🤖 AI Summary
This work addresses key limitations of existing training-free segmentation methods, which rely on spectral graph partitioning assumptions, require a preset number of clusters, suffer from oversmoothed boundaries, exhibit noise sensitivity, and struggle to capture local structure. The authors reformulate training-free segmentation as a stochastic flow equilibrium problem on a diffusion-based affinity graph. By leveraging stable diffusion to extract local neighborhoods, they construct a sparse yet highly expressive affinity graph that integrates global diffusion attention with fine-grained local structure. Label propagation is achieved through a Markov random walk equipped with adaptive pruning. This approach abandons the conventional spectral clustering framework and substantially improves boundary sharpness, regional consistency, and segmentation stability, achieving zero-shot state-of-the-art performance across seven semantic segmentation benchmarks.
📝 Abstract
We argue that existing training-free segmentation methods rely on an implicit and limiting assumption, that segmentation is a spectral graph partitioning problem over diffusion-derived affinities. Such approaches, based on global graph partitioning and eigenvector-based formulations of affinity matrices, suffer from several fundamental drawbacks, they require pre-selecting the number of clusters, induce boundary oversmoothing due to spectral relaxation, and remain highly sensitive to noisy or multi-modal affinity distributions. Moreover, many prior works neglect the importance of local neighborhood structure, which plays a crucial role in stabilizing affinity propagation and preserving fine-grained contours. To address these limitations, we reformulate training-free segmentation as a stochastic flow equilibrium problem over diffusion-induced affinity graphs, where segmentation emerges from a stochastic propagation process that integrates global diffusion attention with local neighborhoods extracted from stable diffusion, yielding a sparse yet expressive affinity structure.

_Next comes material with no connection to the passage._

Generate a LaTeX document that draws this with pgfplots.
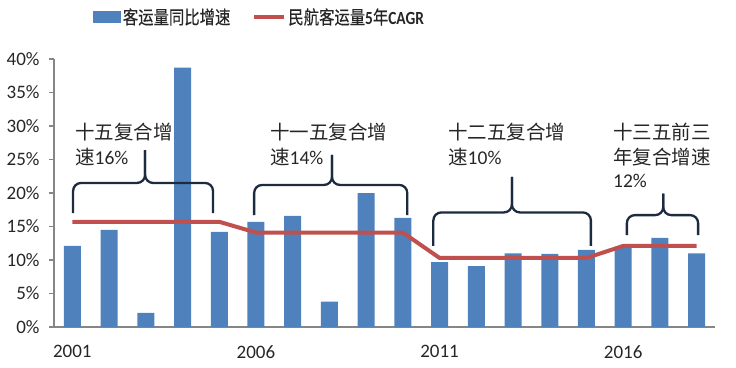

Building on this formulation, we introduce a Markov propagation scheme that performs random-walk-based label diffusion with an adaptive pruning strategy that suppresses unreliable transitions while reinforcing confident affinity paths. Experiments across seven widely used semantic segmentation benchmarks demonstrate that our method achieves state-of-the-art zero-shot performance, producing sharper boundaries, more coherent regions, and significantly more stable masks compared to prior spectral-clustering-based approaches.